Place two crispy potato cakes down on a plate. Top each potato cake with 2 ounces of the hot bulgogi followed by 1 ounce of prepared kimchi and a poached egg on top of the kimchi and bulgogi. Place two small heads of steamed bok choy on the plate next to the benedict and drizzle the top of the eggs with the hollandaise sauce, about 1 to 2 ounces each or to taste. Garnish with leek or chive blossoms, and serve right away
Directions for each:
Crispy Potato Cakes (Pommes Paillasson)
1. Cut the potatoes into a fine julienne with a mandolin or with the coarse shredding blade of a food processor. (Once they are grated, do not rinse the potatoes; you need the starch to hold the potatoes together.)
2. Transfer to a baking sheet, season well with salt and pepper, and let sit for a few minutes. Place the sheet on a tilt; the salt will begin to wilt the potatoes and they will begin releasing water.
3. Heat 1 tablespoon of the butter and 1 tablespoon of the duck fat in a 9- or 10-inch nonstick skillet over medium heat (potatoes will need to be cooked in batches if making in large quantities). Working with about a sixth of the shredded potatoes at a time, squeeze the potatoes very hard between your hands to remove as much water as possible and then add them to the pan. With the back of a large spoon, neaten the edges and lightly press the potatoes to make a cake.
4. Cook for a few minutes and then rub all around the edge of the pan with a few tablespoons of butter so that it melts and runs under the potatoes.
5. Cook over medium heat until crispy and brown, about 10 minutes.
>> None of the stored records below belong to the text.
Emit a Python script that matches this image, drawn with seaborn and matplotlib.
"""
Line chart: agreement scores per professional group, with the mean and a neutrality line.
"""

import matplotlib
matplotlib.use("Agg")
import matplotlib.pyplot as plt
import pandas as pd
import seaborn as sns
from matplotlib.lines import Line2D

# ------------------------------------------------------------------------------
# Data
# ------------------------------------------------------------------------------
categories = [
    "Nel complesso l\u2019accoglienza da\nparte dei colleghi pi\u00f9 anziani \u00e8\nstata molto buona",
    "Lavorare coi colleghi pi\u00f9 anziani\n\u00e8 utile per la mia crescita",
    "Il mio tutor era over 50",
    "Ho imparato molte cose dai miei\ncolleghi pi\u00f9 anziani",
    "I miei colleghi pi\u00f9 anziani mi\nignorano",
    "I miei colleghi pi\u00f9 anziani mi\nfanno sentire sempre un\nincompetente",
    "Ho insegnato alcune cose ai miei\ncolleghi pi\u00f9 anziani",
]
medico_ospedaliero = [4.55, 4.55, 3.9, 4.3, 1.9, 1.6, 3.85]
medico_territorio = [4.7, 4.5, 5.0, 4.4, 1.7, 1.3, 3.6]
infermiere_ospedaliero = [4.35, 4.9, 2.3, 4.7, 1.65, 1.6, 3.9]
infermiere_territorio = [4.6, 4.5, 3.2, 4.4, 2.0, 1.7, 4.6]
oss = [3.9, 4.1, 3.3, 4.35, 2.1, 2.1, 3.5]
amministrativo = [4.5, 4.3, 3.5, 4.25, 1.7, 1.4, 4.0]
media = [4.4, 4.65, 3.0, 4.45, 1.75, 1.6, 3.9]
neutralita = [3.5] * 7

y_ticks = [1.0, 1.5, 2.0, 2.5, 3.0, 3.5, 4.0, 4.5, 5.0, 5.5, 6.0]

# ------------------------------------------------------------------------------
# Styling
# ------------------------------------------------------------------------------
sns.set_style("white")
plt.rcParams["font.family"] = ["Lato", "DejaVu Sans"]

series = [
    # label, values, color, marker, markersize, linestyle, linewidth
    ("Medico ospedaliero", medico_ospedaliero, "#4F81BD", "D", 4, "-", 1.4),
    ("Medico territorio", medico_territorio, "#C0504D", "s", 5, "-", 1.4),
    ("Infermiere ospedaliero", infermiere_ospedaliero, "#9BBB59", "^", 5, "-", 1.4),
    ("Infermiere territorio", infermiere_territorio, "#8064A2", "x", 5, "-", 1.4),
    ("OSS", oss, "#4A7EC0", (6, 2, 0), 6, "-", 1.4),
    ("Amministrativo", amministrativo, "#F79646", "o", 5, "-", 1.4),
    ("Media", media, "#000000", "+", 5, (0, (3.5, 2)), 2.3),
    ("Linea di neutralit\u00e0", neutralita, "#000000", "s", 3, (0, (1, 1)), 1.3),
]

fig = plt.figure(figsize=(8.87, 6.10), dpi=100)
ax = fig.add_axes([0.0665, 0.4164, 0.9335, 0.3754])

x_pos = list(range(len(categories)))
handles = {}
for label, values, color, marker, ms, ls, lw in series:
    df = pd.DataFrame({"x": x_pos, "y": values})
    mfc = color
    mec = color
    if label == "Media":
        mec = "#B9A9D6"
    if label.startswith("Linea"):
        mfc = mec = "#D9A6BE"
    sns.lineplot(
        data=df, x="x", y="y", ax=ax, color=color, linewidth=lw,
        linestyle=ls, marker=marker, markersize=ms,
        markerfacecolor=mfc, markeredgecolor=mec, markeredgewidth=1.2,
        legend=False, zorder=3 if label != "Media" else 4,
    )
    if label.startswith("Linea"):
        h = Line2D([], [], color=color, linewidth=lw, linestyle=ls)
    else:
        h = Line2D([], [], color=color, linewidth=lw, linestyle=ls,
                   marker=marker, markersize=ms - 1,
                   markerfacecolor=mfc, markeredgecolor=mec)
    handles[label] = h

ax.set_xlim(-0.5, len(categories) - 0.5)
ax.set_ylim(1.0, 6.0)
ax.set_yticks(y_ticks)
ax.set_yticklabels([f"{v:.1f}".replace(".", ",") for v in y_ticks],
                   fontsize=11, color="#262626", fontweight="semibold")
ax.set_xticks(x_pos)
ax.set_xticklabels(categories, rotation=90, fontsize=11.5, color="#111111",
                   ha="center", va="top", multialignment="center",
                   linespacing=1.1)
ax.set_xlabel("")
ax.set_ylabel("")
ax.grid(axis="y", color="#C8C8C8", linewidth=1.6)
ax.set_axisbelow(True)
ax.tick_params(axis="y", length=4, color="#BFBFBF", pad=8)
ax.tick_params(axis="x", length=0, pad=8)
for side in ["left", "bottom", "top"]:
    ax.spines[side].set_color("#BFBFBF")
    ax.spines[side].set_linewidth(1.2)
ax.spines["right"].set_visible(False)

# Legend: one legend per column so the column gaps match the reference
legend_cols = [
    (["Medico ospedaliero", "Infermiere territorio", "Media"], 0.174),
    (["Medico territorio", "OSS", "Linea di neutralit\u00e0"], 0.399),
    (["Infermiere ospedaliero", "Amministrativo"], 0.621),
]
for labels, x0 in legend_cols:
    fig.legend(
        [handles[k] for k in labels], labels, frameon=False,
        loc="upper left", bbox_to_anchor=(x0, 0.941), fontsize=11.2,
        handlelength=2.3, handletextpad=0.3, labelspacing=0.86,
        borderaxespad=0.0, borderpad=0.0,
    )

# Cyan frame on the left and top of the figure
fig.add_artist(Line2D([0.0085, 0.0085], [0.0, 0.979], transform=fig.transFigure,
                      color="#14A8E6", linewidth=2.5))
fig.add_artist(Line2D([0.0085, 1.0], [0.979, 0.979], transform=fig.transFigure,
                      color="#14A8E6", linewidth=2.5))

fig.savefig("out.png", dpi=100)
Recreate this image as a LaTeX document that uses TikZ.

Slide the cake carefully out onto a plate, cover it with a second plate, add another piece of butter to the pan, and then invert the plates and slide the cake back into the pan to cook the second side.
6. Cook, adding remaining butter and/or duck fat as needed around the edges and tilting the pan, until the cake is crispy underneath and the potatoes have cooked through, 7-10 more minutes. Regulate the heat so the cake browns and caramelizes but does not burn.
7. Slide it onto a cutting board, blot any excess oil with paper towels. Cut using ring molds. Season with salt, to taste, and serve immediately. Repeat with remaining quantities of potatoes shreds.
Korean Beef Bulgogi
1. Mix all the marinade ingredients in a bowl.
2. Add the sliced beef and mix well.
3. You can grill, pan-fry, or BBQ right after marinating, but it’s best to keep it in the fridge and let it marinate for at least 30 minutes, or overnight for a tougher cut of beef.
1. Cut the cabbage lengthwise through the stem into quarters. Cut the cores from each piece. Cut each quarter crosswise into 2-inch-wide strips.
2. Place the cabbage in a large bowl and sprinkle with the salt. Using your hands, massage the salt into the cabbage until it starts to soften a bit. Add enough water to cover the cabbage. Put a plate on top of the cabbage and weigh it down with something heavy, like a jar or can of beans. Let stand for 1 to 2 hours.
3. Rinse the cabbage under cold water 3 times. Set aside to drain in a colander for 15 to 20 minutes. Meanwhile, make the spice paste.
4. Rinse and dry the bowl you used for salting. Add the garlic, ginger, sugar, and fish sauce, shrimp paste, or water and stir into a smooth paste. Stir in the gochugaru, using 1 tablespoon for mild and up to 5 tablespoons for spicy (3–1/2 tablespoons is a good medium heat); set aside until the cabbage is ready.
5. Gently squeeze any remaining water from the cabbage and add it to the spice paste. Add the radish and scallions.
6. Using your hands, gently work the paste into the vegetables until they are thoroughly coated. The gloves are optional here but highly recommended to protect your hands.
7. Pack the kimchi into a 1-quart jar. Press down on the kimchi until the brine rises to cover the vegetables, leaving at least 1 inch of space at the top. Seal the jar.
8. Place a bowl or plate under the jar to help catch any overflow. Let the jar stand at cool room temperature, out of direct sunlight, for 1 to 5 days. You may see bubbles inside the jar and brine may seep out of the lid.
9. Check the kimchi once a day, pressing down on the vegetables with a clean finger or spoon to keep them submerged under the brine. Taste a little at this point. When the kimchi tastes ripe, transfer the jar to the refrigerator. You may eat it right away, but it’s best after a week or two.
1. Use a conventional or emersion blender to make the sauce. Combine the egg yolk and lemon juice in the blender and blend on high. Gradually add in the melted butter in a steady stream until the sauce is emulsified. Add the gochujang and pulse until combined.